(begin)
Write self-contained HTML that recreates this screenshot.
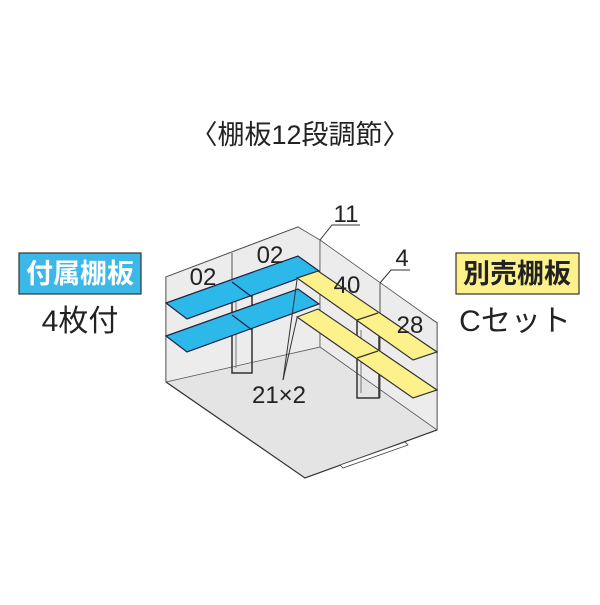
<!DOCTYPE html>
<html><head><meta charset="utf-8"><style>
body{margin:0;background:#fff;width:600px;height:600px;overflow:hidden}
</style></head><body>
<svg width="600" height="600" viewBox="0 0 600 600" xmlns="http://www.w3.org/2000/svg" font-family="Liberation Sans, Noto Sans CJK JP, sans-serif">
<text x="300" y="144" font-size="27" text-anchor="middle" fill="#222">〈棚板12段調節〉</text>
<!-- box -->
<polygon points="166,277 298,227 437,323 437,430 305,478 166,382" fill="#e4e4e5" stroke="#333" stroke-width="1.2"/>
<polygon points="166,277 298,227 320,240 320,347 166,382" fill="#ececed" stroke="#555" stroke-width="0.8"/>
<polygon points="320,240 437,323 437,430 320,347" fill="#ececed" stroke="#555" stroke-width="0.8"/>
<line x1="232" y1="253" x2="232" y2="373" stroke="#555"/>
<line x1="380" y1="283" x2="380" y2="398" stroke="#555"/>
<!-- door threshold -->
<polygon points="340,465 405,442 408,445 343,468" fill="#fff" stroke="#444" stroke-width="0.8"/>
<!-- posts -->
<rect x="232" y="285" width="20" height="88" fill="none" stroke="#333" stroke-width="1.5"/>
<line x1="236" y1="300" x2="236" y2="368" stroke="#777" stroke-width="1"/>
<rect x="357" y="318" width="22" height="80" fill="none" stroke="#333" stroke-width="1.5"/>
<line x1="361" y1="330" x2="361" y2="393" stroke="#777" stroke-width="1"/>
<!-- blue shelves -->
<g fill="#2db8ea" stroke="#224" stroke-width="1.2">
<polygon points="166,303 187,319 319,271 298,256"/>
<polygon points="166,336 187,352 319,304 298,289"/>
</g>
<g stroke="#224" stroke-width="1.2">
<line x1="232" y1="282" x2="252" y2="297"/>
<line x1="232" y1="315" x2="252" y2="330"/>
</g>
<!-- yellow shelves -->
<g fill="#fdf18c" stroke="#333" stroke-width="1.2">
<polygon points="297,278 318,271 437,352 413,360"/>
<polygon points="297,317 318,309 437,390 413,398"/>
</g>
<g stroke="#333" stroke-width="1.2">
<line x1="357" y1="320" x2="378" y2="313"/>
<line x1="357" y1="358" x2="378" y2="351"/>
</g>
<!-- leaders -->
<g stroke="#333" stroke-width="1" fill="none">
<polyline points="360,225 332,225 320,240"/>
<polyline points="410,270 391,270 380,283"/>
<line x1="283" y1="380" x2="297" y2="280"/>
<line x1="283" y1="380" x2="297" y2="318"/>
</g>
<g font-size="24" fill="#222" text-anchor="middle">
<text x="203" y="285">02</text>
<text x="270" y="263">02</text>
<text x="346" y="222">11</text>
<text x="402" y="266">4</text>
<text x="347" y="293">40</text>
<text x="410" y="333">28</text>
<text x="279" y="403">21×2</text>
</g>
<rect x="19" y="253" width="122" height="41" fill="#3bb8e8" stroke="#333" stroke-width="1.2"/>
<text x="80" y="283" font-size="27" fill="#fff" text-anchor="middle" font-weight="bold">付属棚板</text>
<text x="80" y="331" font-size="30" fill="#222" text-anchor="middle">4枚付</text>
<rect x="456" y="253" width="123" height="41" fill="#fdf18c" stroke="#333" stroke-width="1.2"/>
<text x="517" y="283" font-size="27" fill="#222" text-anchor="middle" font-weight="bold">別売棚板</text>
<text x="515" y="331" font-size="30" fill="#222" text-anchor="middle">Cセット</text>
</svg>
</body></html>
(end)
Your goal: Copy the listing in full and without alteration, omitting every picture.

Finished task:
Write self-contained HTML that recreates this screenshot.
<!DOCTYPE html>
<html><head><meta charset="utf-8"><style>
body{margin:0;background:#fff;width:600px;height:600px;overflow:hidden}
</style></head><body>
<svg width="600" height="600" viewBox="0 0 600 600" xmlns="http://www.w3.org/2000/svg" font-family="Liberation Sans, Noto Sans CJK JP, sans-serif">
<text x="300" y="144" font-size="27" text-anchor="middle" fill="#222">〈棚板12段調節〉</text>
<!-- box -->
<polygon points="166,277 298,227 437,323 437,430 305,478 166,382" fill="#e4e4e5" stroke="#333" stroke-width="1.2"/>
<polygon points="166,277 298,227 320,240 320,347 166,382" fill="#ececed" stroke="#555" stroke-width="0.8"/>
<polygon points="320,240 437,323 437,430 320,347" fill="#ececed" stroke="#555" stroke-width="0.8"/>
<line x1="232" y1="253" x2="232" y2="373" stroke="#555"/>
<line x1="380" y1="283" x2="380" y2="398" stroke="#555"/>
<!-- door threshold -->
<polygon points="340,465 405,442 408,445 343,468" fill="#fff" stroke="#444" stroke-width="0.8"/>
<!-- posts -->
<rect x="232" y="285" width="20" height="88" fill="none" stroke="#333" stroke-width="1.5"/>
<line x1="236" y1="300" x2="236" y2="368" stroke="#777" stroke-width="1"/>
<rect x="357" y="318" width="22" height="80" fill="none" stroke="#333" stroke-width="1.5"/>
<line x1="361" y1="330" x2="361" y2="393" stroke="#777" stroke-width="1"/>
<!-- blue shelves -->
<g fill="#2db8ea" stroke="#224" stroke-width="1.2">
<polygon points="166,303 187,319 319,271 298,256"/>
<polygon points="166,336 187,352 319,304 298,289"/>
</g>
<g stroke="#224" stroke-width="1.2">
<line x1="232" y1="282" x2="252" y2="297"/>
<line x1="232" y1="315" x2="252" y2="330"/>
</g>
<!-- yellow shelves -->
<g fill="#fdf18c" stroke="#333" stroke-width="1.2">
<polygon points="297,278 318,271 437,352 413,360"/>
<polygon points="297,317 318,309 437,390 413,398"/>
</g>
<g stroke="#333" stroke-width="1.2">
<line x1="357" y1="320" x2="378" y2="313"/>
<line x1="357" y1="358" x2="378" y2="351"/>
</g>
<!-- leaders -->
<g stroke="#333" stroke-width="1" fill="none">
<polyline points="360,225 332,225 320,240"/>
<polyline points="410,270 391,270 380,283"/>
<line x1="283" y1="380" x2="297" y2="280"/>
<line x1="283" y1="380" x2="297" y2="318"/>
</g>
<g font-size="24" fill="#222" text-anchor="middle">
<text x="203" y="285">02</text>
<text x="270" y="263">02</text>
<text x="346" y="222">11</text>
<text x="402" y="266">4</text>
<text x="347" y="293">40</text>
<text x="410" y="333">28</text>
<text x="279" y="403">21×2</text>
</g>
<rect x="19" y="253" width="122" height="41" fill="#3bb8e8" stroke="#333" stroke-width="1.2"/>
<text x="80" y="283" font-size="27" fill="#fff" text-anchor="middle" font-weight="bold">付属棚板</text>
<text x="80" y="331" font-size="30" fill="#222" text-anchor="middle">4枚付</text>
<rect x="456" y="253" width="123" height="41" fill="#fdf18c" stroke="#333" stroke-width="1.2"/>
<text x="517" y="283" font-size="27" fill="#222" text-anchor="middle" font-weight="bold">別売棚板</text>
<text x="515" y="331" font-size="30" fill="#222" text-anchor="middle">Cセット</text>
</svg>
</body></html>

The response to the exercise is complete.